Evan Roth, assistant U.S. attorney, said the violations were discovered by a U.S. Department of Agriculture investigator doing an on-site review.

"He stumbled across a report marked 'Draft' that showed several items out of compliance, but they reported them as in compliance," Roth said.

The standards were violated at least 11 percent of the time between Dec. 30, 1998, and Jan. 17, 2002, Roth said.
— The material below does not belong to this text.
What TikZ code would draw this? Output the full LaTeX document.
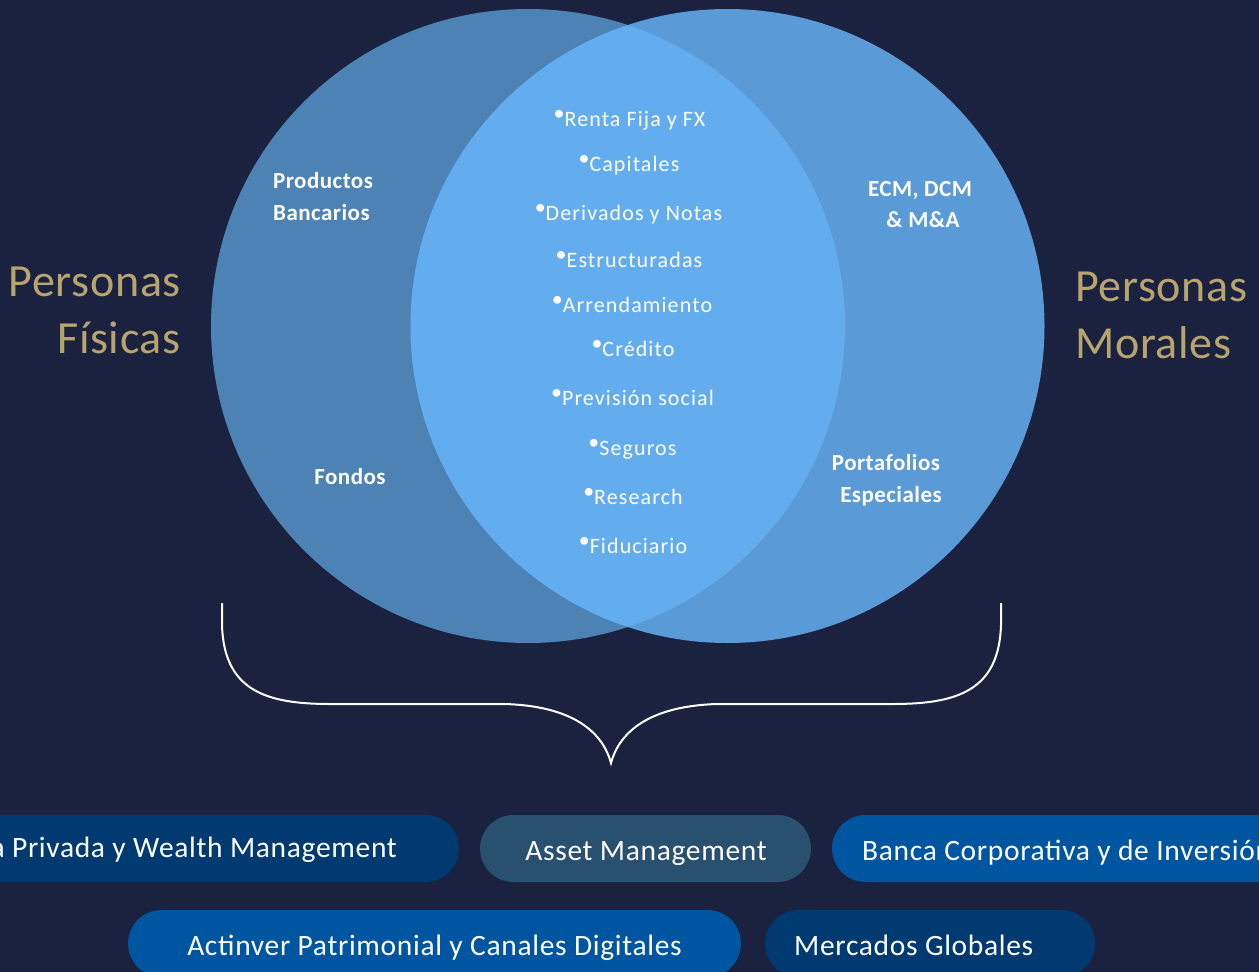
\documentclass[tikz,border=0pt]{standalone}
\usepackage{fontspec}
\usepackage{graphicx}
\setmainfont{Carlito}
\newfontfamily\fpersona[LetterSpace=1.5]{Carlito}
\newfontfamily\flbl[LetterSpace=2]{Carlito}
\newfontfamily\fitem[LetterSpace=5]{Carlito}
\newfontfamily\fpill[LetterSpace=2.3]{Carlito}
\definecolor{bg}{HTML}{1A2240}
\definecolor{cleft}{HTML}{4C82B4}
\definecolor{cright}{HTML}{5A9AD6}
\definecolor{cmid}{HTML}{63ADEE}
\definecolor{gold}{HTML}{B8A46E}
\definecolor{pdark}{HTML}{003A70}
\definecolor{pgrey}{HTML}{2A5070}
\definecolor{pblue}{HTML}{0055A0}
\newcommand{\bul}{\raisebox{0.25em}{\scalebox{1.0}{•}}}
\tikzset{
  persona/.style={text=gold, font=\fpersona\fontsize{46}{57}\selectfont, inner sep=0pt},
  lbl/.style={text=white, font=\flbl\bfseries\fontsize{23}{32}\selectfont, inner sep=0pt},
  item/.style={text=white, font=\fitem\fontsize{22}{25}\selectfont, inner sep=0pt, anchor=base},
  pilltext/.style={text=white, font=\fpill\fontsize{29.5}{32}\selectfont, inner sep=0pt},
  brace/.style={draw=white, line width=2pt},
}
\begin{document}
\begin{tikzpicture}[x=1pt,y=-1pt]
\useasboundingbox (0,0) rectangle (1259,972);
\fill[bg] (0,0) rectangle (1259,972);
\clip (0,0) rectangle (1259,972);
% circles
\fill[cleft] (528,326) circle[radius=317];
\fill[cright] (727.5,326) circle[radius=317];
\begin{scope}
  \clip (528,326) circle[radius=317];
  \fill[cmid] (727.5,326) circle[radius=317];
\end{scope}
% labels
\node[persona, anchor=base east] (pf1) at (181,296) {Personas};
\node[persona, anchor=base east] (pf2) at (181,353) {Físicas};
\node[persona, anchor=base west] (pm1) at (1075,301) {Personas};
\node[persona, anchor=base west] (pm2) at (1075,358) {Morales};
\node[lbl, anchor=base west] (pb1) at (273,188) {Productos};
\node[lbl, anchor=base west] (pb2) at (273,220) {Bancarios};
\node[lbl, anchor=base] (fo) at (350,484) {Fondos};
\node[lbl, anchor=base] (ec1) at (920,196) {ECM, DCM};
\node[lbl, anchor=base] (ec2) at (923,227) {\& M\&A};
\node[lbl, anchor=base] (po1) at (886,470) {Portafolios};
\node[lbl, anchor=base] (po2) at (891,502) {Especiales};
% center list
\node[item] (i1) at (629.5,126) {\bul Renta Fija y FX};
\node[item] (i2) at (629,171) {\bul Capitales};
\node[item] (i3) at (628.5,220) {\bul Derivados y Notas};
\node[item] (i4) at (629,267) {\bul Estructuradas};
\node[item] (i5) at (632,312) {\bul Arrendamiento};
\node[item] (i6) at (633,356) {\bul Crédito};
\node[item] (i7) at (632.5,405) {\bul Previsión social};
\node[item] (i8) at (632.5,455) {\bul Seguros};
\node[item] (i9) at (633,504) {\bul Research};
\node[item] (i10) at (633,553) {\bul Fiduciario};
% brace
\coordinate (bl) at (222,603);
\coordinate (br) at (1001,603);
\coordinate (tip) at (611,763);
\draw[brace] (bl) -- (222,625) .. controls (224,690) and (265,704) .. (330,704)
  -- (505,704) .. controls (570,706) and (602,730) .. (tip)
  .. controls (620,730) and (652,706) .. (717,704)
  -- (893,704) .. controls (958,704) and (999,690) .. (1001,625) -- (br);
% pills
\fill[pdark, rounded corners=33.5] (-150,815) rectangle (459,882);
\fill[pgrey, rounded corners=33.5] (480,815) rectangle (811,882);
\fill[pblue, rounded corners=33.5] (832,815) rectangle (1400,882);
\fill[pblue, rounded corners=33.5] (128,910) rectangle (741,977);
\fill[pdark, rounded corners=33.5] (765,910) rectangle (1095,977);
\node[pilltext, anchor=base east] (t1) at (397,857) {Banca Privada y Wealth Management};
\node[pilltext, anchor=base] (t2) at (646,860) {Asset Management};
\node[pilltext, anchor=base west] (t3) at (862,860) {Banca Corporativa y de Inversión};
\node[pilltext, anchor=base] (t4) at (434.5,955) {Actinver Patrimonial y Canales Digitales};
\node[pilltext, anchor=base west] (t5) at (794,955) {Mercados Globales};
\end{tikzpicture}
\end{document}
The Riverside Drive plant, originally built by the Joseph Kirschner Co., employed as many as 170 people before it closed in 2004.

"They were a USDA accredited lab in 1993 and trusted with doing their own testing," Roth said. "The government trusted them to report the test results accurately and they breached the trust."

As a result of the falsified results, "The United States government and the public at large unwittingly purchased a variety of out-of-compliance meat products, which Jordan's should not have sold in the marketplace," the release said.

"There is a regulation that a frankfurter cannot have more than 40 percent fat and added water," Mark Hopson, a Washington, D.C.-based attorney who represented Jordan's Meats. "That was the specific regulation that was violated."

He said the percentage of fat and added water was found to be up to 42 percent in tests of products on supermarket shelves.

"We're not talking about levels that were obvious," Hopson said.

Mary Winchenbach, quality assurance manager at the plant, was the only person to face criminal charges in connection with the violations, and she pleaded guilty to a charge of obstruction of proceeding before departments/agencies.

In 2004, she was sentenced to six months in federal prison and two years of supervised release and fined $3,000.

Jordan's Meats is now owned by Zemco Industries, a subsidiary of Foodbrands America, Inc., doing business as Russer Foods.

"Because we were the owners when the relevant misconduct occurred, the company remains responsible even though the plant itself is closed," Hopson said.